You are regarding programs not as discreet coherent things (like people,
or planets or books) but as infinitely divisible stuff (like water, or
interplanetary dust or verbiage), and in this you are mistaken.  Programs
are coherent wholes, or sometimes assemblies of a few large pieces (like
the Flash plug-in to Firefox).

>> It's kind of surprising that the courts don't enforce the disclosure
>> of programs' internal data structures to facilitate interoperability,
>> isn't it?

> They allow reverse engineering for the sake of interoperability.
> They upgrade to forcing disclosure when antitrust and monopoly is
> involved.

That is, to allow the external data structures and protocols to be used
by other programs.  They don't allow the original program to be carved
up into pices, though.

>> Rubbish!  The GPL copyright holder wishes to maximise interoperability.
>> A non-free extension of a program is less i11e than a GPL'd extension.

> It doesn't matter what the GPL copyright holder wants.

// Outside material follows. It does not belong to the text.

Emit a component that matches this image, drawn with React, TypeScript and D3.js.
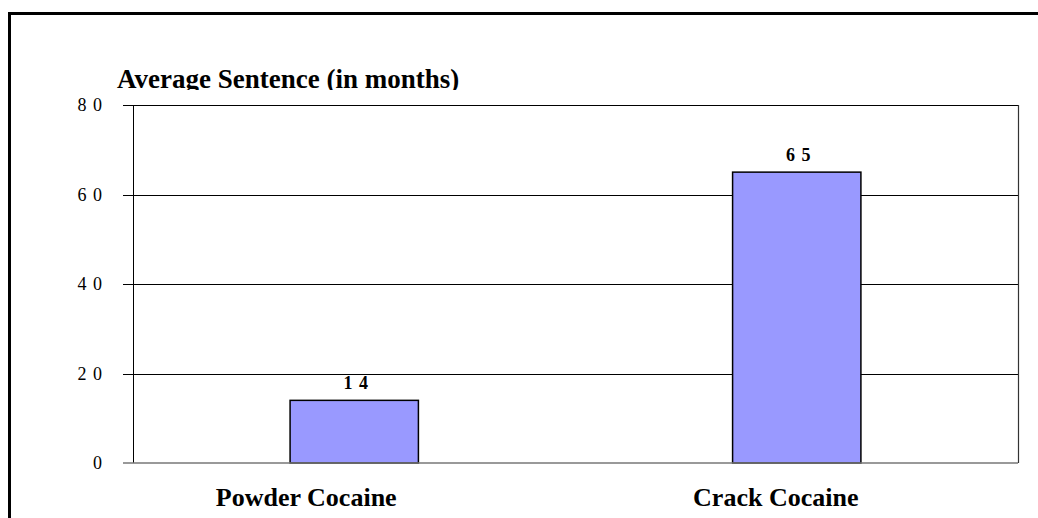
import { useEffect, useRef } from "react";
import * as d3 from "d3";

const categories = ["Powder Cocaine", "Crack Cocaine"];
const sentences = [14, 65];
const yTicks = [0, 20, 40, 60, 80];
const title = "Average Sentence (in months)";

const App = () => {
  const svgRef = useRef<SVGSVGElement | null>(null);

  useEffect(() => {
    const width = 1038;
    const height = 518;
    const plot = { left: 133, right: 1018, top: 105, bottom: 463 };
    const font = "'Liberation Serif', 'Times New Roman', serif";

    const svg = d3.select(svgRef.current);
    svg.selectAll("*").remove();

    svg.append("rect").attr("width", width).attr("height", height).attr("fill", "white");

    // thick outer frame, runs off the right and bottom edge
    svg
      .append("rect")
      .attr("x", 9.5)
      .attr("y", 13.5)
      .attr("width", 1200)
      .attr("height", 700)
      .attr("fill", "none")
      .attr("stroke", "black")
      .attr("stroke-width", 3);

    const x = d3
      .scaleBand<string>()
      .domain(categories)
      .range([plot.left, plot.right])
      .paddingInner(0.71)
      .paddingOuter(0.355);

    const y = d3.scaleLinear().domain([0, 80]).range([plot.bottom, plot.top]);

    // gridlines (0 line is drawn grey below)
    svg
      .append("g")
      .selectAll("line")
      .data(yTicks.filter((d) => d > 0))
      .join("line")
      .attr("x1", plot.left - 10)
      .attr("x2", plot.right)
      .attr("y1", (d) => Math.round(y(d)) + 0.5)
      .attr("y2", (d) => Math.round(y(d)) + 0.5)
      .attr("stroke", "black")
      .attr("stroke-width", 1);

    // right border of plot
    svg
      .append("line")
      .attr("x1", plot.right + 0.5)
      .attr("x2", plot.right + 0.5)
      .attr("y1", plot.top)
      .attr("y2", plot.bottom)
      .attr("stroke", "#333")
      .attr("stroke-width", 1.2);

    // y axis line
    svg
      .append("line")
      .attr("x1", plot.left + 0.5)
      .attr("x2", plot.left + 0.5)
      .attr("y1", plot.top)
      .attr("y2", plot.bottom)
      .attr("stroke", "black")
      .attr("stroke-width", 1);

    // tick labels
    svg
      .append("g")
      .selectAll("text")
      .data(yTicks)
      .join("text")
      .attr("x", 103)
      .attr("y", (d) => y(d) + 6)
      .attr("text-anchor", "end")
      .attr("font-family", font)
      .attr("font-size", 18)
      .style("letter-spacing", "1px")
      .text((d) => String(d).split("").join(" "));

    // bars
    svg
      .append("g")
      .selectAll("rect")
      .data(sentences)
      .join("rect")
      .attr("x", (_, i) => x(categories[i])!)
      .attr("y", (d) => y(d))
      .attr("width", x.bandwidth())
      .attr("height", (d) => y(0) - y(d))
      .attr("fill", "#9999FF")
      .attr("stroke", "black")
      .attr("stroke-width", 1.5);

    // zero line (grey)
    svg
      .append("line")
      .attr("x1", plot.left - 10)
      .attr("x2", plot.right)
      .attr("y1", y(0))
      .attr("y2", y(0))
      .attr("stroke", "#777")
      .attr("stroke-width", 1.5);

    // value labels
    svg
      .append("g")
      .selectAll("text")
      .data(sentences)
      .join("text")
      .attr("x", (_, i) => x(categories[i])! + x.bandwidth() / 2 + 2)
      .attr("y", (d) => y(d) - 11)
      .attr("text-anchor", "middle")
      .attr("font-family", font)
      .attr("font-weight", "bold")
      .attr("font-size", 18)
      .style("letter-spacing", "1px")
      .text((d) => String(d).split("").join(" "));

    // category labels (sit a bit left of the bars in the original)
    const labelShift = [-48, -21];
    svg
      .append("g")
      .selectAll("text")
      .data(categories)
      .join("text")
      .attr("x", (d, i) => x(d)! + x.bandwidth() / 2 + labelShift[i])
      .attr("y", 506)
      .attr("text-anchor", "middle")
      .attr("font-family", font)
      .attr("font-weight", "bold")
      .attr("font-size", 26)
      .text((d) => d);

    // title, clipped just under its baseline like the source
    svg
      .append("clipPath")
      .attr("id", "titleClip")
      .append("rect")
      .attr("x", 0)
      .attr("y", 0)
      .attr("width", width)
      .attr("height", 90);

    svg
      .append("text")
      .attr("clip-path", "url(#titleClip)")
      .attr("x", 117)
      .attr("y", 88)
      .attr("font-family", font)
      .attr("font-weight", "bold")
      .attr("font-size", 27)
      .text(title);
  }, []);

  return (
    <svg
      ref={svgRef}
      width={1038}
      height={518}
      style={{ position: "absolute", left: 0, top: 0 }}
    />
  );
};

export default App;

He can exercise
> control only as copyright law permits, and that permission is only for
> copying.

That's a non-sequitur.  The context was that you were implying that the
GPL is, by its nature, an important obstacle to i14y.

>> Anyhow, your talk of i14y tacitly assumes two existing pieces of code
>> which could be combined, but for copyright restrictions.  What I am
>> talking about is an extension of an existing program specifically
>> intended for it.

> No, I am talking about the second case as well - writing a program
> which is intended to be an add-on to an existing program, and writing
> that add-on from scratch, not by copying an existing piece of code.

As I said, the degree of i14y is wholly at the whim of the add-on's
author.  If he's stupid enough to write a new bit which violates the
original's license, you think a court, in persuit of i14y, is going to
hold the license invalid rather than telling him to stop being a silly
boy?  Unlikely!

>> Being able to read and modify programs enables you modify them to be
>> i11e with other programs

> That's a happy consequence [of the four freedoms of the GPL], not a
> goal.

You are wrong there, to within epsilon of certainty.  The avoidance of
fruitless druge work has been a central value of hacker culture since
4004 BC.  It is easy to see, particularly for somebody like RMS, that
making and keeping programs i11e will reduce drudgery considerably, and
this would certainly have been one of the motivations in formulating the
GPL. 

-- 
Alan Mackenzie (Nuremberg, Germany).